Note: You may want to read the full blog post on this topic called How to Cultivate a Heart That Obeys: Strategies for Dealing with a Whiny, Insolent Child first.
Proverbs 6:23 says, “Correction and instruction are the way to life….”
Did you know that spending time correcting our children the right way doesn’t just lead to the shallow, short-term effects of behavior modification? It actually leads to LIFE, according to the Bible. The kind of soul-satisfying, abundant life that God intends for them. Do you believe that? I know I do…but easier said than done, right?
Recently, I had a chance to attend a heart-based parenting conference put on by the National Center for Biblical Parenting that had some practical suggestions for how to correct children. The focus is on building a child’s character and not just “whipping the kid into shape.” Here are some pointers I learned and am putting into practice around our house.
First, as parents, we need a plan for correction. The three heart-targeted questions below will help parents and caretakers correct children in a way that is more than just behavior modification. These questions get to the core issues in a child’s heart and prepare him/her to deal with sin rightly before God and others for a lifetime.
Secondly, we must allow time for correction. It takes time to have conversations, and we must make space in our day for this by not packing our schedules. How hard is this for American families? When we have to rush from one thing to the next, it’s hard to have substantive conversations that can produce the fruit in a child’s life that God wants for them.
Lastly, we need to deal with each child separately, if there is more than one involved in the offense. Each child usually has a part in a conflict, even if they are only 10% to blame. Remind each child that “how you respond is your own responsibility.”
As part of the correction plan, the speakers at the conference suggested asking three heart-targeted questions to kids when they do wrong. I’ve found these to be very helpful! Note: Be sure to scroll to the bottom of this post for a free printable of these questions that you can post on the fridge or have handy.
3 Questions to Ask a Child Who Has Done Wrong
1 – What did you do wrong?
- Help child identify his part in the offense and have him say it.
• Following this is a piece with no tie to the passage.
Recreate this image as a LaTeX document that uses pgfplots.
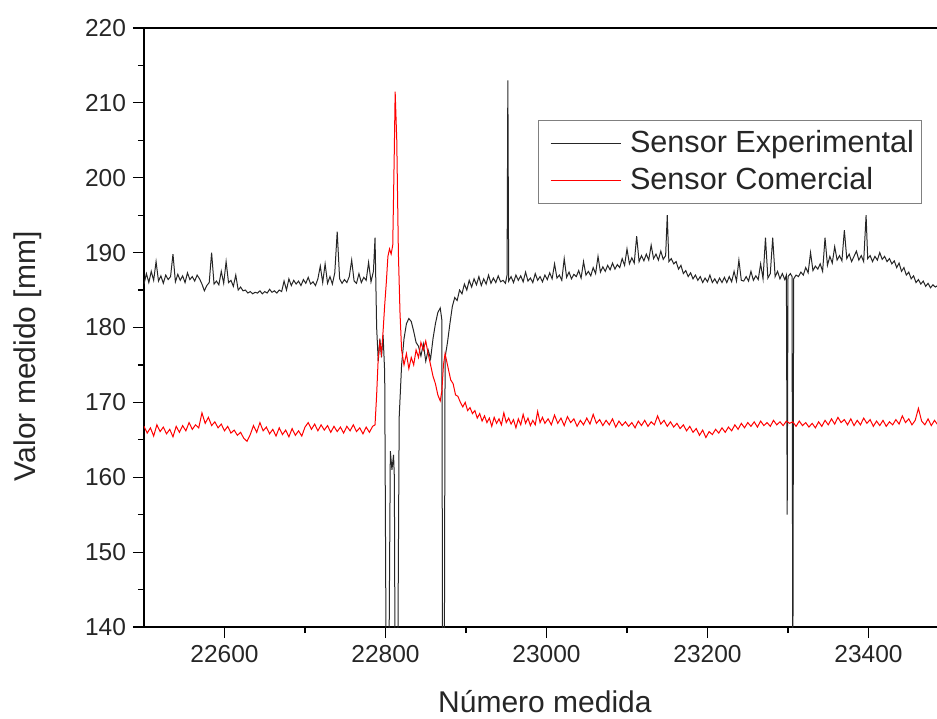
\documentclass[border=0pt]{standalone}
\usepackage{fontspec}
\setmainfont{Liberation Sans}
\usepackage{pgfplots}
\pgfplotsset{compat=1.18}
\begin{document}
\begin{tikzpicture}
\useasboundingbox (0,0) rectangle (468.5pt,359pt);
\begin{axis}[
  at={(72pt,45.5pt)}, anchor=south west,
  scale only axis, width=402.5pt, height=299.5pt,
  xmin=22500, xmax=23500, ymin=140, ymax=220,
  xtick={22600,22800,23000,23200,23400},
  minor x tick num=1,
  ytick={140,150,...,220},
  minor y tick num=1,
  xtick pos=bottom, ytick pos=left,
  tick align=outside,
  major tick length=5.5pt, minor tick length=3pt,
  scaled x ticks=false,
  /pgf/number format/1000 sep={},
  /pgf/number format/assume math mode=true,
  tick label style={font=\fontsize{12.25}{14}\selectfont, text=black!85},
  axis line style={line width=0.6pt},
  every tick/.style={line width=0.6pt, black},
  xlabel={Número medida},
  ylabel={Valor medido [mm]},
  label style={font=\fontsize{15}{18}\selectfont, text=black!85},
  xlabel style={at={(axis description cs:0.498,0)}, anchor=base, yshift=-42.5pt},
  ylabel style={at={(axis description cs:0,0.452)}, anchor=center, yshift=58pt},
  legend style={at={(0.489,0.846)}, anchor=north west, draw=gray, line width=0.4pt,
    font=\fontsize{15.3}{18}\selectfont, text=black!85,
    inner xsep=2pt, inner ysep=3.5pt, row sep=3pt, column sep=3pt,
    nodes={inner sep=1.5pt}},
  legend cell align=left,
  legend image code/.code={\path (0pt,0pt); \draw[#1] (4pt,0pt) -- (39pt,0pt);},
]
\addplot[black!85, line width=0.5pt] table {
x y
22500 185.8
22503 187.2
22506 186.0
22509 187.5
22512 186.3
22515 188.8
22518 186.2
22521 186.9
22524 185.9
22527 187.0
22530 186.4
22533 186.8
22536 189.8
22539 186.1
22542 187.1
22545 186.3
22548 186.9
22551 186.0
22554 187.3
22557 186.4
22560 186.8
22563 186.2
22566 187.0
22569 186.5
22572 185.8
22575 184.9
22578 185.6
22581 186.0
22584 190.0
22587 185.8
22590 186.2
22593 185.7
22596 187.5
22599 185.9
22602 188.8
22605 186.0
22608 186.3
22611 185.5
22614 187.0
22617 185.0
22620 185.4
22623 184.9
22626 185.0
22629 184.6
22632 184.8
22635 184.5
22638 184.7
22641 184.6
22644 184.9
22647 184.5
22650 184.8
22653 184.6
22656 185.1
22659 184.7
22662 184.9
22665 184.6
22668 185.0
22671 184.8
22674 186.2
22677 185.0
22680 186.5
22683 185.6
22686 186.3
22689 185.8
22692 186.2
22695 185.6
22698 186.4
22701 185.9
22704 186.7
22707 185.8
22710 186.1
22713 185.6
22716 186.5
22719 188.2
22722 186.0
22725 188.5
22728 185.9
22731 186.8
22734 185.8
22737 187.3
22740 192.8
22743 186.5
22746 185.9
22749 186.4
22752 186.0
22755 186.8
22758 189.0
22761 186.2
22764 185.9
22767 187.2
22770 186.0
22773 186.7
22776 186.3
22779 188.7
22782 186.1
22785 187.5
22787 192.0
22789 180.0
22791 175.5
22793 178.5
22795 176.0
22797 179.0
22799 174.0
22801 130
22804 130
22806 163.5
22808 161.0
22810 163.0
22811 160.0
22812 130
22815 130
22817 168
22820 175
22823 178.5
22826 180.5
22829 181.2
22832 180.8
22835 179.5
22838 178.0
22841 177.5
22844 176.2
22847 177.8
22850 175.5
22853 177.0
22856 175.8
22859 178.5
22862 180.5
22865 182.0
22868 182.6
22870 181.0
22871 130
22873 130
22874 176
22877 178
22880 180.5
22883 182.8
22886 184.0
22889 183.6
22892 185.0
22895 184.5
22898 185.8
22901 185.0
22904 186.3
22907 185.4
22910 186.5
22913 185.7
22916 186.8
22919 185.6
22922 186.5
22925 185.8
22928 187.0
22931 185.9
22934 186.6
22937 186.0
22940 186.9
22943 186.1
22946 186.3
22949 185.9
22951 187.0
22952 213.0
22953 186.2
22956 186.8
22959 186.0
22962 187.0
22965 186.3
22968 186.9
22971 186.1
22974 187.4
22977 186.2
22980 186.6
22983 186.0
22986 187.2
22989 186.3
22992 186.8
22995 186.1
22998 187.0
23001 186.4
23004 187.3
23007 186.5
23010 188.5
23013 186.6
23016 187.0
23019 186.3
23022 189.2
23025 186.7
23028 187.4
23031 186.5
23034 187.1
23037 186.8
23040 187.6
23043 186.6
23046 188.8
23049 187.0
23052 187.5
23055 186.9
23058 188.0
23061 187.2
23064 189.5
23067 187.4
23070 188.1
23073 187.5
23076 188.3
23079 187.7
23082 188.6
23085 187.8
23088 188.4
23091 188.0
23094 189.2
23097 188.3
23100 190.5
23103 188.5
23106 189.3
23109 188.6
23112 192.2
23115 188.8
23118 189.6
23121 188.9
23124 189.8
23127 189.0
23130 191.0
23133 189.2
23136 189.8
23139 189.0
23142 190.2
23145 189.1
23148 189.6
23150 195.0
23152 188.8
23155 189.2
23158 188.5
23161 188.8
23164 187.8
23167 188.3
23170 187.2
23173 187.6
23176 186.8
23179 187.3
23182 186.5
23185 187.0
23188 186.3
23191 186.8
23194 186.0
23197 186.6
23200 186.1
23203 187.0
23206 186.0
23209 186.5
23212 185.9
23215 186.6
23218 186.0
23221 186.7
23224 186.0
23227 186.8
23230 186.1
23233 187.5
23236 186.2
23239 189.0
23242 186.3
23245 186.2
23248 186.8
23251 186.2
23254 187.5
23257 186.3
23260 186.9
23263 186.4
23266 188.5
23269 186.5
23272 192.0
23275 186.6
23278 187.2
23281 192.0
23284 186.8
23287 187.5
23290 186.5
23293 187.2
23296 186.4
23298 187.0
23299 155.0
23300 186.8
23303 187.2
23305 186.8
23306 130
23307 186.5
23310 187.0
23313 186.8
23316 187.4
23319 187.0
23322 188.0
23325 187.3
23328 190.0
23331 187.6
23334 188.2
23337 187.8
23340 188.5
23343 187.5
23346 192.0
23349 188.3
23352 189.5
23355 188.6
23358 190.8
23361 189.0
23364 189.6
23367 188.9
23370 193.0
23373 189.2
23376 189.8
23379 188.8
23382 189.5
23385 190.2
23388 189.0
23391 189.6
23394 188.8
23397 195.0
23399 189.2
23402 189.6
23405 188.8
23408 189.5
23411 189.0
23414 190.0
23417 189.1
23420 189.5
23423 188.8
23426 189.2
23429 188.5
23432 188.9
23435 188.0
23438 188.6
23441 187.5
23444 188.0
23447 187.0
23450 187.4
23453 186.5
23456 186.9
23459 186.0
23462 186.4
23465 185.8
23468 186.2
23471 185.5
23474 185.9
23477 185.3
23480 185.7
23483 185.4
23486 185.6
};
\addlegendentry{Sensor Experimental}
\addplot[red, line width=0.5pt] table {
x y
22500 166.8
22504 165.9
22508 166.6
22512 165.5
22516 167.0
22520 166.1
22524 166.7
22528 165.8
22532 166.4
22536 165.4
22540 166.8
22544 166.0
22548 166.9
22552 166.2
22556 167.3
22560 166.4
22564 167.0
22568 166.6
22572 168.6
22576 167.2
22580 168.0
22584 166.9
22588 167.4
22592 166.6
22596 167.1
22600 166.2
22604 166.8
22608 165.9
22612 166.3
22616 165.6
22620 166.0
22624 165.2
22628 164.8
22632 165.7
22636 166.9
22640 166.0
22644 167.3
22648 166.2
22652 166.7
22656 165.8
22660 166.4
22664 165.5
22668 166.6
22672 165.7
22676 166.3
22680 165.4
22684 166.5
22688 165.6
22692 166.2
22696 165.5
22700 166.7
22704 167.3
22708 166.4
22712 167.1
22716 166.2
22720 167.0
22724 166.3
22728 166.9
22732 166.0
22736 166.8
22740 166.1
22744 166.7
22748 165.9
22752 166.8
22756 166.2
22760 167.0
22764 166.1
22768 166.6
22772 165.8
22776 166.7
22780 166.0
22784 166.8
22787 167.0
22789 171.0
22791 176.0
22793 178.0
22795 176.5
22797 179.5
22799 183.0
22801 186.0
22803 189.5
22805 190.5
22807 189.8
22809 191.0
22811 204.0
22812 211.5
22814 205.0
22816 190.0
22818 182.0
22820 177.0
22823 175.0
22826 176.5
22829 174.5
22832 176.0
22835 175.0
22838 177.0
22841 176.0
22844 178.0
22847 177.0
22850 178.2
22853 176.5
22856 175.0
22859 173.5
22862 172.5
22865 171.0
22868 170.2
22870 171.5
22872 175.0
22874 176.5
22876 175.5
22878 174.5
22881 173.0
22884 172.5
22887 171.0
22890 170.8
22893 170.0
22896 169.4
22899 170.0
22902 168.9
22905 169.3
22908 168.5
22911 168.9
22914 167.9
22917 168.5
22920 167.5
22923 168.2
22926 167.3
22929 167.9
22932 166.8
22935 168.0
22938 167.2
22941 167.8
22944 167.0
22947 168.6
22950 167.3
22953 167.9
22956 167.1
22959 167.7
22962 166.6
22965 167.8
22968 167.0
22971 168.4
22974 167.2
22977 167.9
22980 166.9
22983 167.6
22986 167.0
22989 168.8
22992 167.3
22995 168.0
22998 167.2
23002 167.8
23006 167.0
23010 168.3
23014 167.2
23018 167.9
23022 166.9
23026 168.1
23030 167.3
23034 167.8
23038 166.8
23042 167.6
23046 167.0
23050 167.9
23054 167.1
23058 168.4
23062 167.2
23066 167.7
23070 166.9
23074 167.6
23078 167.0
23082 167.8
23086 166.7
23090 167.5
23094 166.9
23098 167.4
23102 166.8
23106 167.3
23110 166.6
23114 167.5
23118 166.9
23122 167.6
23126 166.8
23130 167.4
23134 167.0
23138 168.2
23142 167.1
23146 167.6
23150 166.8
23154 167.4
23158 166.7
23162 167.2
23166 166.5
23170 167.0
23174 166.2
23178 166.8
23182 166.0
23186 166.5
23190 165.6
23194 166.3
23198 165.3
23202 166.1
23206 165.7
23210 166.4
23214 165.9
23218 166.6
23222 166.0
23226 166.7
23230 166.2
23234 167.0
23238 166.4
23242 167.2
23246 166.6
23250 167.3
23254 166.8
23258 167.4
23262 166.7
23266 167.5
23270 166.9
23274 167.3
23278 166.8
23282 167.6
23286 167.0
23290 167.4
23294 166.9
23298 167.5
23302 167.2
23306 167.4
23310 166.8
23314 167.5
23318 166.9
23322 167.3
23326 166.7
23330 167.2
23334 166.6
23338 167.4
23342 166.8
23346 167.6
23350 167.0
23354 167.8
23358 167.1
23362 168.0
23366 167.3
23370 167.7
23374 167.0
23378 167.8
23382 166.9
23386 167.6
23390 167.0
23394 167.9
23398 167.2
23402 167.7
23406 166.8
23410 167.5
23414 166.9
23418 167.6
23422 166.8
23426 167.4
23430 167.0
23434 167.7
23438 167.1
23442 168.2
23446 167.3
23450 167.8
23454 167.0
23458 167.6
23462 169.2
23466 167.5
23470 167.0
23474 167.8
23478 166.9
23482 167.6
23486 167.0
};
\addlegendentry{Sensor Comercial}
\end{axis}
\end{tikzpicture}
\end{document}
- This act of saying the wrong teaches him the biblical act of confession.
- Send back into “break time” to think about what happened until he/she is ready to talk.
2 – Why was that wrong?
- Note the question is NOT: “Why did you do it?” That question allows kids to shift blame.
- This question gives a chance to discuss the heart issue (i.e. selfishness, disobedience, etc) behind the behavior.
- Provides an opportunity for teaching about what God says is wrong about it.
- Wise Words for Moms by Ginger Plowman is a resource I use that’s full of ideas of Bible verses or more questions dealing with specific sins kids struggle with.
3 – What are you going to do differently next time?
- Help your child think of practical ways to deal rightly with the situation next time.
- Remind the child to ask for forgiveness from those he/she offended.
End the correction time with forgiveness and affirmation.
- Pray together, asking God for forgiveness and help.
- Remind the child of God’s forgiveness and perhaps share 1 John 1:9 (or the idea behind it), “If we confess our sins, he is faithful and just and will forgive us our sins and purify us from all unrighteousness.”
- Affirm (and hug!) your child before leaving the time together. Some ideas of phrases to say:
- “I love you and you are forgiven.”
- “Time for a new start now!”
- “Go try again. I know you can do what we talked about.”
Imagine the life-long impact we can have on the little hearts that God has entrusted to us if we take the time to have a conversation like the one above regularly. I’ll be praying for each parent or caretaker who reads this post, as you strive to deal with correction in a heart-targeted way. May God bless you as you lead your child to the way of LIFE.